:: Collected data ::

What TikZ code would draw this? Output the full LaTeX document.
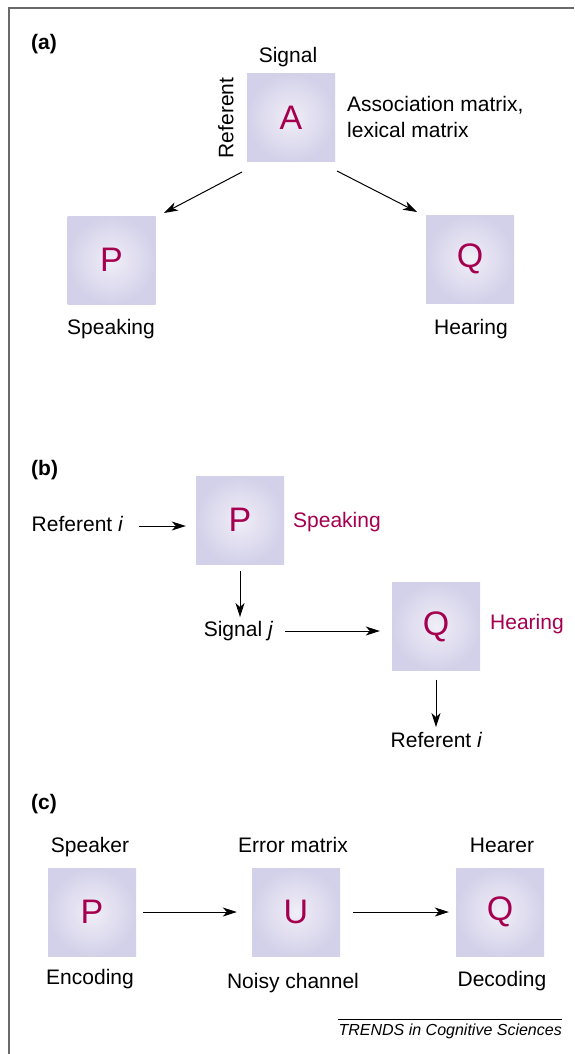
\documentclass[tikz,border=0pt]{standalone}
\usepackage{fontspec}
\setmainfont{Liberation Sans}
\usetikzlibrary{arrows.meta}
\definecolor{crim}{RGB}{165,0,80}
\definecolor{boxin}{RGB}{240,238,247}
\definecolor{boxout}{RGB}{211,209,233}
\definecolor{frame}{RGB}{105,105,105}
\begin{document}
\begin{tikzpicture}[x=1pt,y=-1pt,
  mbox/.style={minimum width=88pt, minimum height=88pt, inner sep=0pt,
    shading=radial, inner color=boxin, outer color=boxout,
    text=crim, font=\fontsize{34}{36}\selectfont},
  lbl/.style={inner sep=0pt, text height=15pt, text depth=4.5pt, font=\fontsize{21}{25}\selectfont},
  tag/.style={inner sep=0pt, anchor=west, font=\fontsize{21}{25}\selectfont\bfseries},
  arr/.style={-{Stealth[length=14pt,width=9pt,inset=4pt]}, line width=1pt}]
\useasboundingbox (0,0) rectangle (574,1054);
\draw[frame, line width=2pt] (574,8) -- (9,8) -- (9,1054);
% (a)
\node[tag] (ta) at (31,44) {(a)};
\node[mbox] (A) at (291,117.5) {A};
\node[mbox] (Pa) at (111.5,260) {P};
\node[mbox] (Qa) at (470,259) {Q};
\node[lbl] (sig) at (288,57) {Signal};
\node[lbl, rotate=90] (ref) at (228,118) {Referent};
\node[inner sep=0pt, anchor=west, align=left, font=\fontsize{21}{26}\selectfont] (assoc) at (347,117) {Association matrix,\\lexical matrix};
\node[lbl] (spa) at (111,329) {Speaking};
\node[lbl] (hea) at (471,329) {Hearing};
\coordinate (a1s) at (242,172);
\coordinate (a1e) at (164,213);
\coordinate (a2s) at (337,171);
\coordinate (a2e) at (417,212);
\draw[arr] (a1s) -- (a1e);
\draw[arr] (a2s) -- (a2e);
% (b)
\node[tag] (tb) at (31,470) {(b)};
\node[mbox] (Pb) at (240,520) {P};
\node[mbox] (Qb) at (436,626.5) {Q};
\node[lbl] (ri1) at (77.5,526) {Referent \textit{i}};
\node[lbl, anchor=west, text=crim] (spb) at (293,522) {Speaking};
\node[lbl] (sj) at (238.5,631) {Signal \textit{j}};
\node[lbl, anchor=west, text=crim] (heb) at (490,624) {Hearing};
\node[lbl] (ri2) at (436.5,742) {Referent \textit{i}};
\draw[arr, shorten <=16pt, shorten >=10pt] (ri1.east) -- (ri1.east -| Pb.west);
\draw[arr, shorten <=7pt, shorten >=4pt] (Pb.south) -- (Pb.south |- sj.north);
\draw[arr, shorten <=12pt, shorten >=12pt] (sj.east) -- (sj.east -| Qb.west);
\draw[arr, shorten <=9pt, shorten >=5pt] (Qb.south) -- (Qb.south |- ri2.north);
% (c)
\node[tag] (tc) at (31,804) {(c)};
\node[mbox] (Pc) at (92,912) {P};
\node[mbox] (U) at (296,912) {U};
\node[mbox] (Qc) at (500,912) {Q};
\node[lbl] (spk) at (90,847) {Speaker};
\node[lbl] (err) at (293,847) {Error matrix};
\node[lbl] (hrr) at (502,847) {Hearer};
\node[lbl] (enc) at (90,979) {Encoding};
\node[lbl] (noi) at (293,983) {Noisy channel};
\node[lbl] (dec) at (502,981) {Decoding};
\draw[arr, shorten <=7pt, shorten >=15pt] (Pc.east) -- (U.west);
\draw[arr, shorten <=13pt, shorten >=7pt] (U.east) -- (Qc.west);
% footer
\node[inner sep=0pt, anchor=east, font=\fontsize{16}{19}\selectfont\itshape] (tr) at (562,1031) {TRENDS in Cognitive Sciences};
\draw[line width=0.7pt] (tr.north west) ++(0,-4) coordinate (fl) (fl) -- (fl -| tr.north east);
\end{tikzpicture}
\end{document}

:::

> [Objective]:
Repeat the data exactly, excluding the pictures.

> [Worked solution]:
What TikZ code would draw this? Output the full LaTeX document.
\documentclass[tikz,border=0pt]{standalone}
\usepackage{fontspec}
\setmainfont{Liberation Sans}
\usetikzlibrary{arrows.meta}
\definecolor{crim}{RGB}{165,0,80}
\definecolor{boxin}{RGB}{240,238,247}
\definecolor{boxout}{RGB}{211,209,233}
\definecolor{frame}{RGB}{105,105,105}
\begin{document}
\begin{tikzpicture}[x=1pt,y=-1pt,
  mbox/.style={minimum width=88pt, minimum height=88pt, inner sep=0pt,
    shading=radial, inner color=boxin, outer color=boxout,
    text=crim, font=\fontsize{34}{36}\selectfont},
  lbl/.style={inner sep=0pt, text height=15pt, text depth=4.5pt, font=\fontsize{21}{25}\selectfont},
  tag/.style={inner sep=0pt, anchor=west, font=\fontsize{21}{25}\selectfont\bfseries},
  arr/.style={-{Stealth[length=14pt,width=9pt,inset=4pt]}, line width=1pt}]
\useasboundingbox (0,0) rectangle (574,1054);
\draw[frame, line width=2pt] (574,8) -- (9,8) -- (9,1054);
% (a)
\node[tag] (ta) at (31,44) {(a)};
\node[mbox] (A) at (291,117.5) {A};
\node[mbox] (Pa) at (111.5,260) {P};
\node[mbox] (Qa) at (470,259) {Q};
\node[lbl] (sig) at (288,57) {Signal};
\node[lbl, rotate=90] (ref) at (228,118) {Referent};
\node[inner sep=0pt, anchor=west, align=left, font=\fontsize{21}{26}\selectfont] (assoc) at (347,117) {Association matrix,\\lexical matrix};
\node[lbl] (spa) at (111,329) {Speaking};
\node[lbl] (hea) at (471,329) {Hearing};
\coordinate (a1s) at (242,172);
\coordinate (a1e) at (164,213);
\coordinate (a2s) at (337,171);
\coordinate (a2e) at (417,212);
\draw[arr] (a1s) -- (a1e);
\draw[arr] (a2s) -- (a2e);
% (b)
\node[tag] (tb) at (31,470) {(b)};
\node[mbox] (Pb) at (240,520) {P};
\node[mbox] (Qb) at (436,626.5) {Q};
\node[lbl] (ri1) at (77.5,526) {Referent \textit{i}};
\node[lbl, anchor=west, text=crim] (spb) at (293,522) {Speaking};
\node[lbl] (sj) at (238.5,631) {Signal \textit{j}};
\node[lbl, anchor=west, text=crim] (heb) at (490,624) {Hearing};
\node[lbl] (ri2) at (436.5,742) {Referent \textit{i}};
\draw[arr, shorten <=16pt, shorten >=10pt] (ri1.east) -- (ri1.east -| Pb.west);
\draw[arr, shorten <=7pt, shorten >=4pt] (Pb.south) -- (Pb.south |- sj.north);
\draw[arr, shorten <=12pt, shorten >=12pt] (sj.east) -- (sj.east -| Qb.west);
\draw[arr, shorten <=9pt, shorten >=5pt] (Qb.south) -- (Qb.south |- ri2.north);
% (c)
\node[tag] (tc) at (31,804) {(c)};
\node[mbox] (Pc) at (92,912) {P};
\node[mbox] (U) at (296,912) {U};
\node[mbox] (Qc) at (500,912) {Q};
\node[lbl] (spk) at (90,847) {Speaker};
\node[lbl] (err) at (293,847) {Error matrix};
\node[lbl] (hrr) at (502,847) {Hearer};
\node[lbl] (enc) at (90,979) {Encoding};
\node[lbl] (noi) at (293,983) {Noisy channel};
\node[lbl] (dec) at (502,981) {Decoding};
\draw[arr, shorten <=7pt, shorten >=15pt] (Pc.east) -- (U.west);
\draw[arr, shorten <=13pt, shorten >=7pt] (U.east) -- (Qc.west);
% footer
\node[inner sep=0pt, anchor=east, font=\fontsize{16}{19}\selectfont\itshape] (tr) at (562,1031) {TRENDS in Cognitive Sciences};
\draw[line width=0.7pt] (tr.north west) ++(0,-4) coordinate (fl) (fl) -- (fl -| tr.north east);
\end{tikzpicture}
\end{document}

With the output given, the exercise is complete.